* begin *
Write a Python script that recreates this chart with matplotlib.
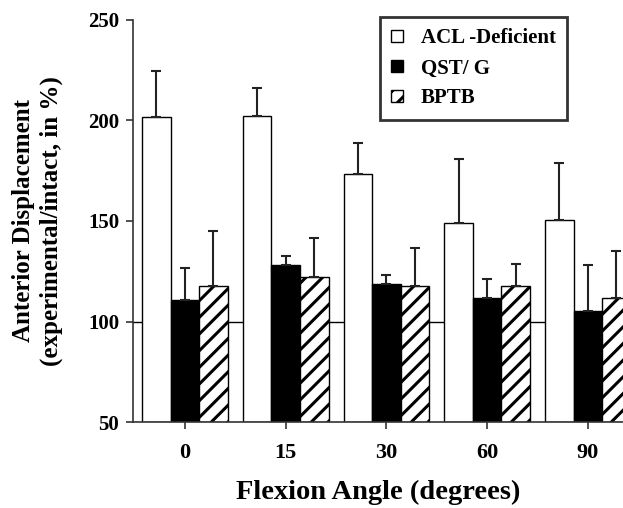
import matplotlib
matplotlib.use('Agg')

import numpy as np
import matplotlib.pyplot as plt
from matplotlib.patches import Patch

plt.rcParams['font.family'] = ['Liberation Serif', 'DejaVu Serif']
plt.rcParams['font.weight'] = 'bold'
plt.rcParams['hatch.linewidth'] = 2.2

# --- data ---
angles = ['0', '15', '30', '60', '90']
series_names = ['ACL -Deficient', 'QST/ G', 'BPTB']
acl_mean = [201.7, 202.0, 173.4, 149.2, 150.5]
acl_err = [23.0, 14.0, 15.2, 31.5, 28.5]
qst_mean = [110.7, 128.1, 118.7, 111.8, 105.2]
qst_err = [15.8, 4.5, 4.4, 9.3, 22.9]
bptb_mean = [117.7, 122.3, 117.7, 117.7, 111.8]
bptb_err = [27.5, 19.1, 18.7, 10.9, 23.4]

fig = plt.figure(figsize=(6.23, 5.08), dpi=100)
# axes runs past the right edge of the figure, like the cropped original
ax = fig.add_axes([133 / 623, 86 / 508, 515 / 623, 402 / 508])

x = np.arange(len(angles))
w = 0.283

ax.axhline(100, color='black', lw=1.0, zorder=1)

styles = [
    dict(color='white', hatch=None),
    dict(color='black', hatch=None),
    dict(color='white', hatch='//'),
]
means = [acl_mean, qst_mean, bptb_mean]
errs = [acl_err, qst_err, bptb_err]
for i in range(3):
    pos = x + (i - 1) * w
    ax.bar(pos, np.array(means[i]) - 50, bottom=50, width=w,
           color=styles[i]['color'], hatch=styles[i]['hatch'],
           edgecolor='black', linewidth=1.0, zorder=2)
    ax.errorbar(pos, means[i], yerr=[np.zeros(len(angles)), errs[i]],
                fmt='none', ecolor='#222222', elinewidth=1.5, capsize=3.5,
                capthick=1.5, zorder=3)

ax.set_ylim(50, 250)
ax.set_xlim(-0.516, -0.516 + 515 / 100.75)
ax.set_yticks([50, 100, 150, 200, 250])
ax.set_xticks(x)
ax.set_xticklabels(angles)

for s in ['top', 'right']:
    ax.spines[s].set_visible(False)
for s in ['left', 'bottom']:
    ax.spines[s].set_linewidth(1.2)
    ax.spines[s].set_color('#333333')
ax.tick_params(axis='both', length=5, width=1.2, color='#333333',
               direction='out')
ax.tick_params(axis='y', labelsize=15, pad=5)
ax.tick_params(axis='x', labelsize=16, pad=10)

fig.text(24 / 623, 1 - 221 / 508, 'Anterior Displacement',
         rotation=90, ha='center', va='center', fontsize=18)
fig.text(51 / 623, 1 - 221 / 508, '(experimental/intact, in %)',
         rotation=90, ha='center', va='center', fontsize=18)
fig.text(378 / 623, 1 - 492 / 508, 'Flexion Angle (degrees)',
         ha='center', va='center', fontsize=20.5)

handles = [
    Patch(facecolor='white', edgecolor='black', linewidth=1.0),
    Patch(facecolor='black', edgecolor='black', linewidth=1.0),
    Patch(facecolor='white', edgecolor='black', hatch='//', linewidth=1.0),
]
leg = fig.legend(handles, series_names, loc='upper left',
                 bbox_to_anchor=(380 / 623, 1 - 17 / 508),
                 fontsize=15, frameon=True, fancybox=False,
                 handlelength=0.55, handleheight=0.55, handletextpad=0.85,
                 labelspacing=0.48, borderpad=0.55, borderaxespad=0)
leg.get_frame().set_edgecolor('black')
leg.get_frame().set_linewidth(2.0)

fig.savefig('out.png', dpi=100)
* end *
**SET EXERCISE**
Gather each line from the listing above that holds "matplotlib".

**TASK SOLUTION**
Write a Python script that recreates this chart with matplotlib.
import matplotlib
matplotlib.use('Agg')
import matplotlib.pyplot as plt
from matplotlib.patches import Patch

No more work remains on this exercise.